2. Diversify. Never put all your eggs in one basket. Never sell all your books to just one publisher. Never sign an exclusivity contract (unless you’re working in comics, in which case, sign the hell out of that exclusivity contract because you’ll get things like health care and retirement with it). If you have a novel coming out from Samhain, great. Sell another novel to another publisher. Approach a small press about doing limited editions of your backlist. Diversify your publishers and you’ll diversify your income. But more importantly, you’ll have a safety net for when bad things happen. One of the biggest mistakes I ever made in my career was staying with only two publishers (one mass market and one small press) for a period of years early in my career — because when the financial crisis hit, and both those publishers went down, I was suddenly broke. Bad things happen. I absolutely love working with Deadite Press, and yes, I do a LOT of books with them. But I also do a lot of books with Thunderstorm, and Apex, and Cemetery Dance (and next year Macmillan). Why? Because as awesome as Deadite are, they could go down tomorrow. So could Thunderstorm or Apex or Cemetery Dance. Macmillan could get bought out tomorrow and decide they aren’t going to publish my horror-industrial espionage-monster-thriller novel. The only constant in publishing is change, Glenn. You have to be ready for it to happen at a moment’s notice, and have your safety net in place.

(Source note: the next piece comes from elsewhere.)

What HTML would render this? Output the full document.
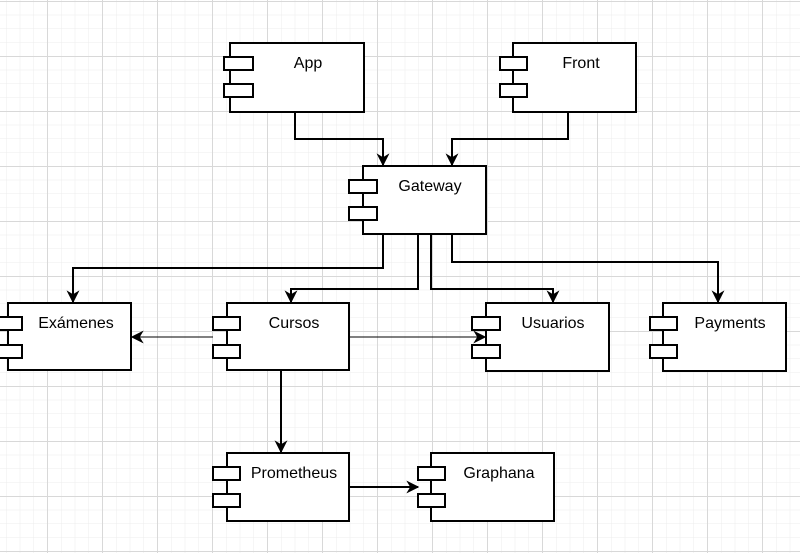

But yes, Glenn, your concerns are valid, and I’m sorry for responding here rather than on FB, but this is the first thing I’ve written in a week, and I’ve still got a lot of unpacking to do, and I’d like to sleep at some point, and I’m betting your concerns are shared by others, so I thought this was the best way to address it. In short, I hear you, and I feel you, so let me say it one more time for anyone who may have misunderstood:
In response to Samhain’s firing of Don D’Auria and their stated intent to focus instead on building their social media brand, I have unfollowed them on Twitter, un-Liked them on Facebook, and unsubscribed to their email newsletters. Let there be no doubt, I stand with Don D’Auria, and I stand with the concept that publishing houses need editors — not ad reps acting as editors.
This is NOT a call to boycott their authors or stop buying their books. I am merely saying that since social media is apparently more important to them than competent editors, I will not engage with them on social media. I don’t follow the publisher. I do follow their authors (and I buy those author’s books, of course).
You’re all adults. You can decide what you want to do. And it’s all good, whatever you decide. We can still be friends.
But yeah, if somebody tells you I’m instilling a boycott or inciting my fanboys (which is an offensive term by the way) to boycott, send them the link to this Blog and invite them to kiss my ass. Because for twenty years, that ass has busted itself for the betterment of authors and this genre. And I’ll continue to do so because that’s what the writers who came before us did for us. And one day soon, when it’s your turn, I hope y’all will do the same.
We’re all in this together — except for the nitwits.